Without a solution like SIEM alerting the IT team of abnormal activity, hackers can take their time getting to know their victim’s IT estate, before identifying the most valuable assets and using admin permissions they’ve secured, to delete all backups before making their demands. ALL BACKUPS. There is no way back from that.

Whilst no single solution can stop ransomware attacks, security experts like ourselves are now heavily pushing a concept called immutability -a simple, affordable solution which does not stop ransomware (although we are happy to talk about that separately) but does save your back-ups, by making at least one copy which cannot be deleted or altered for a set period of time by anyone (not even admin, or a hacker posing as them).

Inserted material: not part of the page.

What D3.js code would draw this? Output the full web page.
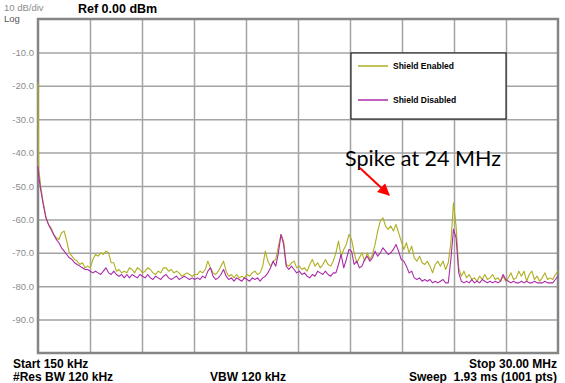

Whilst the industry standard was once considered to be 3+2+1 - three backups on two different types of media with one kept off site - advice is quickly changing to 3+2+1+1, with the addition of one backup copy being immutable

This is the last line of defence in a ransomware attack, but it’s the defence that can save most organisations. VEEAM has it embedded in its solution and can be used on premise with the correct server in place. An alternative and more affordable option for some is the immutability which has been added to private clouds like ours.

There are a variety of options for making your backups immutable - make certain that you choose one. As security experts, we want to avoid reading about businesses that didn’t. By 2025, Gartner predicts a sevenfold increase in ransomware attacks with 75% of companies experiencing one or more. If those companies can retrieve their back-ups they are going some way to winning the fight.